• Your objective:
Without the pictures, repeat the listing character for character.
▼▼▼
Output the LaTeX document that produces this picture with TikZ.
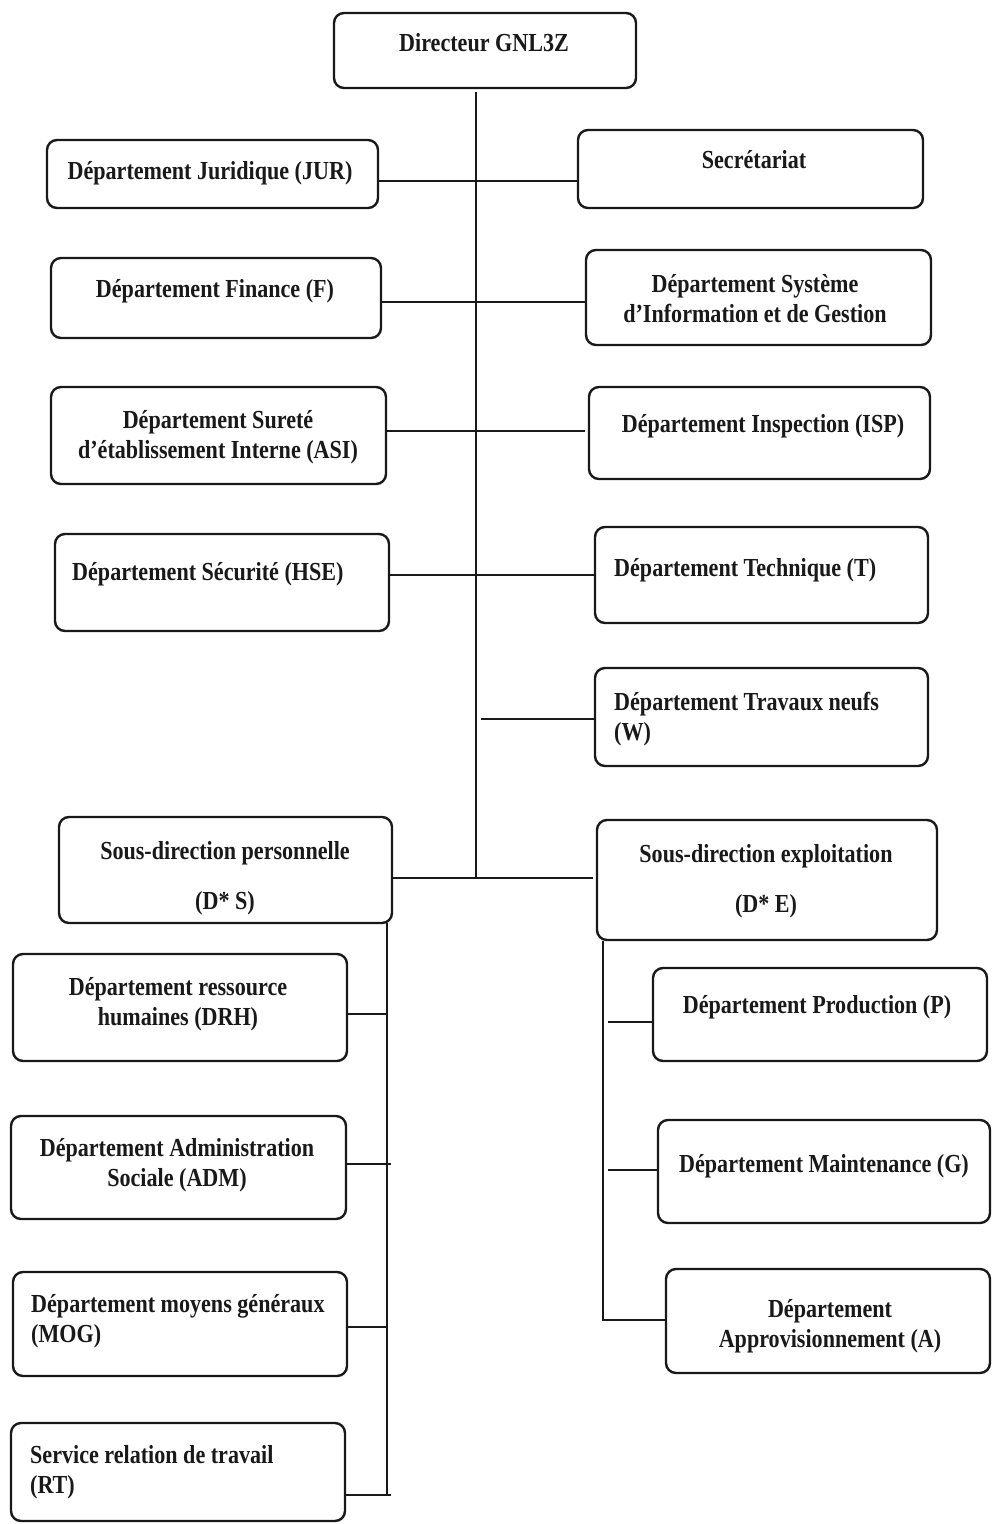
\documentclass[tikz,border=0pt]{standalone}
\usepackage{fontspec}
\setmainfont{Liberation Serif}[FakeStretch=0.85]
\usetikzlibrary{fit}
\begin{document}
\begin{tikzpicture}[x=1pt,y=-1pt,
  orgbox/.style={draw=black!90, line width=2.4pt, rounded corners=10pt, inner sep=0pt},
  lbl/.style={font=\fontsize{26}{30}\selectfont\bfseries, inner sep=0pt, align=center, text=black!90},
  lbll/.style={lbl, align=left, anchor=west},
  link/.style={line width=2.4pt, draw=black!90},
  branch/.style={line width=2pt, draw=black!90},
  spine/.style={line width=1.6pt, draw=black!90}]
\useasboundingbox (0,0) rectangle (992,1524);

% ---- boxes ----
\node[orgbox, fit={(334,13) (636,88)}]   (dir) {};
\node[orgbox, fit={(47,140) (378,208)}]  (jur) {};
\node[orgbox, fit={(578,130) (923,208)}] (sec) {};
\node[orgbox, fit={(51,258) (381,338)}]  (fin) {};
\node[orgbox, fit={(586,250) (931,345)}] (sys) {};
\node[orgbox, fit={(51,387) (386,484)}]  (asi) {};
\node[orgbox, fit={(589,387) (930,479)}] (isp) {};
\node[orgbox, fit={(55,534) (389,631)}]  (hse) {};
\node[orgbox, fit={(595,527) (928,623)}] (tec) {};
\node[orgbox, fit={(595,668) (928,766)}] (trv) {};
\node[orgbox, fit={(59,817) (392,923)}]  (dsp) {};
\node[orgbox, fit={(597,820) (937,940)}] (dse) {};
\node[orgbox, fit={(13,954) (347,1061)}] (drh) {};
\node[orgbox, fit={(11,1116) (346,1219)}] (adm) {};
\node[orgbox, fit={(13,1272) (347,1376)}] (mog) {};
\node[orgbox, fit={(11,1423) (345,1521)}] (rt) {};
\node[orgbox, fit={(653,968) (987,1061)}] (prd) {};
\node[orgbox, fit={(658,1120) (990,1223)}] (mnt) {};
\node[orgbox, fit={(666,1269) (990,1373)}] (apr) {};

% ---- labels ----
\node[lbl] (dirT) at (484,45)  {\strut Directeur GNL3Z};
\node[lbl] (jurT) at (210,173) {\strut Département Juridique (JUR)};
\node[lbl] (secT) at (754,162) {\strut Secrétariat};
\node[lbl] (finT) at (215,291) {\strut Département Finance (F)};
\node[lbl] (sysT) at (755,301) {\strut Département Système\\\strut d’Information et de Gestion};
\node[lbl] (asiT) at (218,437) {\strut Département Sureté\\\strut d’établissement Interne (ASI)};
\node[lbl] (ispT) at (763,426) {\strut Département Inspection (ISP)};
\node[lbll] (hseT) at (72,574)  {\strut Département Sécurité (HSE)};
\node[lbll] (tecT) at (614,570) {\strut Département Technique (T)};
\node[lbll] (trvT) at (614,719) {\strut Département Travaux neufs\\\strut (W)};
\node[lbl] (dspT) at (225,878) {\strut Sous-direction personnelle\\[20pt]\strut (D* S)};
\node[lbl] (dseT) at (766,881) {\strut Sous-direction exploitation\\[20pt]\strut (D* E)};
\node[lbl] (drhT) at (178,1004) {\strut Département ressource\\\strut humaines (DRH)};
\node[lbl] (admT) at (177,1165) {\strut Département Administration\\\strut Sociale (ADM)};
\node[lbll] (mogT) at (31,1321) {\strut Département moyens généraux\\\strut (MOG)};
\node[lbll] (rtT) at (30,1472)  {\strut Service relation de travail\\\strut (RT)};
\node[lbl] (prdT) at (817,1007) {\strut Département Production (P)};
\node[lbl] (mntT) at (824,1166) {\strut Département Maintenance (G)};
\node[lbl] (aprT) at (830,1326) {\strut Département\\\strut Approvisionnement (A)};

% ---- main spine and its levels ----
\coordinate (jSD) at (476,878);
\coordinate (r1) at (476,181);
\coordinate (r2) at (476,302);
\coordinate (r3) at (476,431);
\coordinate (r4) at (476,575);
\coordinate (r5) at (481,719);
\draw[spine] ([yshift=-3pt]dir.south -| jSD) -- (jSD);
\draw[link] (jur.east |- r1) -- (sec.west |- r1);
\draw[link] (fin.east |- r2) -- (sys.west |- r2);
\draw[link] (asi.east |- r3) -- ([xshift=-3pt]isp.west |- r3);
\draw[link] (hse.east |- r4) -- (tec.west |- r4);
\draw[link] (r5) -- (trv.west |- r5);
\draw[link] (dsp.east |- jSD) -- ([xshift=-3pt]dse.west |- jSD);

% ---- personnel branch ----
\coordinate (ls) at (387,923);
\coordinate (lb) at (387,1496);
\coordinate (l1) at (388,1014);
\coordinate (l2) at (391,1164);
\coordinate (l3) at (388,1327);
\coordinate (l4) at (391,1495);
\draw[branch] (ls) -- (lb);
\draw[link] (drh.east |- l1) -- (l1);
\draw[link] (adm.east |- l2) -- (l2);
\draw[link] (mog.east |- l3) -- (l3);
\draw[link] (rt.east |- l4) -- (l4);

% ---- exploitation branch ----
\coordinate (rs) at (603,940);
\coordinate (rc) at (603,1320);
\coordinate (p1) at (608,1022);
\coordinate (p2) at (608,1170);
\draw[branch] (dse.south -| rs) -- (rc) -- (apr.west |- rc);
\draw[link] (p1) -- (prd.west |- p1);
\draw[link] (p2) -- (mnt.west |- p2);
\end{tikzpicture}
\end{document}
▲▲▲
• Task output:
Output the LaTeX document that produces this picture with TikZ.
\documentclass[tikz,border=0pt]{standalone}
\usepackage{fontspec}
\setmainfont{Liberation Serif}[FakeStretch=0.85]
\usetikzlibrary{fit}
\begin{document}
\begin{tikzpicture}[x=1pt,y=-1pt,
  orgbox/.style={draw=black!90, line width=2.4pt, rounded corners=10pt, inner sep=0pt},
  lbl/.style={font=\fontsize{26}{30}\selectfont\bfseries, inner sep=0pt, align=center, text=black!90},
  lbll/.style={lbl, align=left, anchor=west},
  link/.style={line width=2.4pt, draw=black!90},
  branch/.style={line width=2pt, draw=black!90},
  spine/.style={line width=1.6pt, draw=black!90}]
\useasboundingbox (0,0) rectangle (992,1524);

% ---- boxes ----
\node[orgbox, fit={(334,13) (636,88)}]   (dir) {};
\node[orgbox, fit={(47,140) (378,208)}]  (jur) {};
\node[orgbox, fit={(578,130) (923,208)}] (sec) {};
\node[orgbox, fit={(51,258) (381,338)}]  (fin) {};
\node[orgbox, fit={(586,250) (931,345)}] (sys) {};
\node[orgbox, fit={(51,387) (386,484)}]  (asi) {};
\node[orgbox, fit={(589,387) (930,479)}] (isp) {};
\node[orgbox, fit={(55,534) (389,631)}]  (hse) {};
\node[orgbox, fit={(595,527) (928,623)}] (tec) {};
\node[orgbox, fit={(595,668) (928,766)}] (trv) {};
\node[orgbox, fit={(59,817) (392,923)}]  (dsp) {};
\node[orgbox, fit={(597,820) (937,940)}] (dse) {};
\node[orgbox, fit={(13,954) (347,1061)}] (drh) {};
\node[orgbox, fit={(11,1116) (346,1219)}] (adm) {};
\node[orgbox, fit={(13,1272) (347,1376)}] (mog) {};
\node[orgbox, fit={(11,1423) (345,1521)}] (rt) {};
\node[orgbox, fit={(653,968) (987,1061)}] (prd) {};
\node[orgbox, fit={(658,1120) (990,1223)}] (mnt) {};
\node[orgbox, fit={(666,1269) (990,1373)}] (apr) {};

% ---- labels ----
\node[lbl] (dirT) at (484,45)  {\strut Directeur GNL3Z};
\node[lbl] (jurT) at (210,173) {\strut Département Juridique (JUR)};
\node[lbl] (secT) at (754,162) {\strut Secrétariat};
\node[lbl] (finT) at (215,291) {\strut Département Finance (F)};
\node[lbl] (sysT) at (755,301) {\strut Département Système\\\strut d’Information et de Gestion};
\node[lbl] (asiT) at (218,437) {\strut Département Sureté\\\strut d’établissement Interne (ASI)};
\node[lbl] (ispT) at (763,426) {\strut Département Inspection (ISP)};
\node[lbll] (hseT) at (72,574)  {\strut Département Sécurité (HSE)};
\node[lbll] (tecT) at (614,570) {\strut Département Technique (T)};
\node[lbll] (trvT) at (614,719) {\strut Département Travaux neufs\\\strut (W)};
\node[lbl] (dspT) at (225,878) {\strut Sous-direction personnelle\\[20pt]\strut (D* S)};
\node[lbl] (dseT) at (766,881) {\strut Sous-direction exploitation\\[20pt]\strut (D* E)};
\node[lbl] (drhT) at (178,1004) {\strut Département ressource\\\strut humaines (DRH)};
\node[lbl] (admT) at (177,1165) {\strut Département Administration\\\strut Sociale (ADM)};
\node[lbll] (mogT) at (31,1321) {\strut Département moyens généraux\\\strut (MOG)};
\node[lbll] (rtT) at (30,1472)  {\strut Service relation de travail\\\strut (RT)};
\node[lbl] (prdT) at (817,1007) {\strut Département Production (P)};
\node[lbl] (mntT) at (824,1166) {\strut Département Maintenance (G)};
\node[lbl] (aprT) at (830,1326) {\strut Département\\\strut Approvisionnement (A)};

% ---- main spine and its levels ----
\coordinate (jSD) at (476,878);
\coordinate (r1) at (476,181);
\coordinate (r2) at (476,302);
\coordinate (r3) at (476,431);
\coordinate (r4) at (476,575);
\coordinate (r5) at (481,719);
\draw[spine] ([yshift=-3pt]dir.south -| jSD) -- (jSD);
\draw[link] (jur.east |- r1) -- (sec.west |- r1);
\draw[link] (fin.east |- r2) -- (sys.west |- r2);
\draw[link] (asi.east |- r3) -- ([xshift=-3pt]isp.west |- r3);
\draw[link] (hse.east |- r4) -- (tec.west |- r4);
\draw[link] (r5) -- (trv.west |- r5);
\draw[link] (dsp.east |- jSD) -- ([xshift=-3pt]dse.west |- jSD);

% ---- personnel branch ----
\coordinate (ls) at (387,923);
\coordinate (lb) at (387,1496);
\coordinate (l1) at (388,1014);
\coordinate (l2) at (391,1164);
\coordinate (l3) at (388,1327);
\coordinate (l4) at (391,1495);
\draw[branch] (ls) -- (lb);
\draw[link] (drh.east |- l1) -- (l1);
\draw[link] (adm.east |- l2) -- (l2);
\draw[link] (mog.east |- l3) -- (l3);
\draw[link] (rt.east |- l4) -- (l4);

% ---- exploitation branch ----
\coordinate (rs) at (603,940);
\coordinate (rc) at (603,1320);
\coordinate (p1) at (608,1022);
\coordinate (p2) at (608,1170);
\draw[branch] (dse.south -| rs) -- (rc) -- (apr.west |- rc);
\draw[link] (p1) -- (prd.west |- p1);
\draw[link] (p2) -- (mnt.west |- p2);
\end{tikzpicture}
\end{document}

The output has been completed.